Per tantissimi libanesi, che nel giro di due anni si sono visti estromessi da una classe media ormai polverizzata, oppure sono ulteriormente sprofondati nella povertà, sarà complicato ignorare gli incentivi dei partiti. Anche per chi è all’estero, considerando che le rimesse degli emigranti costituiscono tuttora un forte sostegno indiretto al welfare che in misura maggioritaria è gestito proprio dai diversi partiti confessionali, con le loro scuole e i loro ospedali.
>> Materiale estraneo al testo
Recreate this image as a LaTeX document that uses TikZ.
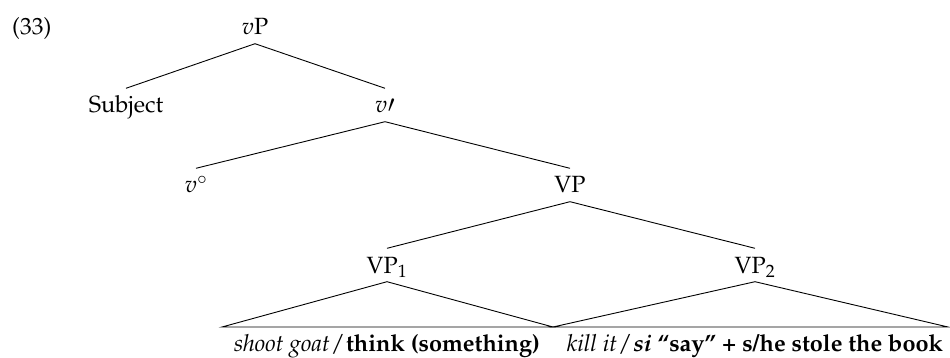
\documentclass[tikz,border=0pt]{standalone}
\usepackage[T1]{fontenc}
\usepackage{mathpazo}
\begin{document}
\begin{tikzpicture}[x=1pt,y=-1pt,
  lab/.style={anchor=base,font=\fontsize{23.5}{28}\selectfont,text height=16pt,text depth=0pt,inner xsep=0pt,inner ysep=8.5pt},
  leaf/.style={anchor=base,font=\fontsize{23.5}{28}\selectfont,inner sep=0pt},
  edge/.style={line width=0.9pt}]
\useasboundingbox (0,0) rectangle (950,358);
\node[anchor=base west,font=\fontsize{23.5}{28}\selectfont,inner sep=0pt] (ex) at (12,35) {(33)};
\node[lab] (vP) at (255,35) {$v$P};
\node[lab] (subj) at (126,113) {Subject};
\node[lab] (vbar) at (385,113) {$v\prime$};
\node[lab] (v0) at (196,193) {$v^\circ$};
\node[lab] (VP) at (570,193) {VP};
\node[lab] (VP1) at (387,273) {VP$_1$};
\node[lab] (VP2) at (755,273) {VP$_2$};
\coordinate (a) at (222,327);
\coordinate (b) at (553,327);
\coordinate (c) at (948,327);
\node[leaf] (l1) at (387,351) {\textit{shoot goat}\kern1pt/\kern1pt\textbf{think (something)}};
\node[leaf] (l2) at (755,351) {\textit{kill it}\kern1pt/\kern1pt\textbf{\textit{si}} \textbf{``say'' + s/he stole the book}};
\draw[edge] (vP.south) -- (subj.north);
\draw[edge] (vP.south) -- (vbar.north);
\draw[edge] (vbar.south) -- (v0.north);
\draw[edge] (vbar.south) -- (VP.north);
\draw[edge] (VP.south) -- (VP1.north);
\draw[edge] (VP.south) -- (VP2.north);
\draw[edge] (VP1.south) -- (a) -- (b) -- cycle;
\draw[edge] (VP2.south) -- (b) -- (c) -- cycle;
\end{tikzpicture}
\end{document}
Se gli under 30 che risiedono all’estero voteranno con ogni probabilità soprattutto per candidati indipendenti, non vanno sottovalutati i meccanismi di fedeltà famigliare che spingono storicamente migliaia di libanesi della diaspora, soprattutto over 40, a votare per ciò che già conoscono e più nello specifico per il candidato tradizionale che ha rapporti clientelari diretti con la propria famiglia in Libano, spesso nel contesto dei villaggi.

Appare molto probabile che l’FPM possa continuare a soffrire di una emorragia di voti – iniziata già due anni fa – a favore di altri partiti cristiani e delle liste indipendenti, soprattutto per via della sua storica alleanza con Hezbollah, la cui reputazione presso i libanesi laici, musulmani sunniti e cristiani in particolare è precipitata negli ultimi mesi, specie dopo gli scontri a fuoco dello scorso ottobre, ai quali sostenitori del partito sciita avevano preso parte (scontrandosi con altri delle Forze Libanesi) dopo aver organizzato una marcia in protesta contro Tarek Bitar, il giudice incaricato di indagare sull’esplosione al porto della capitale.

A fronte di 3,8 milioni di votanti registrati in Libano, i candidati – suddivisi in 103 liste all’interno di 15 distretti elettorali e 27 sottodistretti – in questa tornata saranno 718, il 23% in più rispetto al 2018. Un aumento sostanzioso soprattutto delle candidate, passate da 86 a 116, tra cui figura anche la più giovane in assoluto, la 25enne Verena al Amil, che corre nel distretto a maggioranza cristiano maronita del Metn. È una donna anche l’unica candidata anti-establishment (ex conduttrice televisiva del canale ufficiale del partito Mustaqbal di Saad Hariri) entrata in Parlamento nel 2018, Paula Yacoubian, che anche questa volta si è candidata nel distretto di Beirut 1, uno di quelli con la soglia di sbarramento più bassa. Il suo LiWatani (Per il mio Paese) stavolta però dovrà correre anche contro Beirut Madinati e Qadreen (I capaci).

A ridimensionare il peso delle liste espressione della società civile potrebbe concorrere, infatti, anche la loro frammentazione. Una importante spaccatura si è infatti venuta a creare rispetto alla strategia da adottare: una parte della società civile emersa dalle proteste antigovernative del 2019 ritiene qualunque alleanza con i partiti e figure tradizionali come una linea rossa, altri sembrano invece più aperti ad alleanze tattiche con personalità fuoriuscite dai partiti – come Neemat Frem o Charbel Nahas -, con imprenditori come Waddah Sadek e con partiti come le già citate Forze libanesi e Kataeb (Falangisti), rimasti fuori dall’ultimo governo di “unità nazionale” e impegnati negli ultimi anni in una sorta di restyling anti-establishment, funzionale all’intercettazione di una porzione rilevante di voti, soprattutto dei cristiani della borghesia cosmopolita beirutina e dei villaggi del nord.

Secondo un recente studio di The Policy, esistono differenze degne di nota anche nei programmi elettorali dei gruppi d’opposizione governativa. Ad esempio il segmento più di sinistra spinge per una legge che renda politici e banchieri imputabili per le perdite del settore finanziario e per la costituzione di un fondo di protezione sociale universale da finanziare con un aumento delle tasse. Altri vorrebbero invece la privatizzazione di alcuni asset statali proprio per proteggere il settore bancario, affidando quindi il welfare ad alcuni programmi mirati di assistenza sociale. Queste ed altre differenze hanno fatto sì che su 15 distretti elettorali in ben 13 esistano liste della società civile che correranno l’una contro l’altra.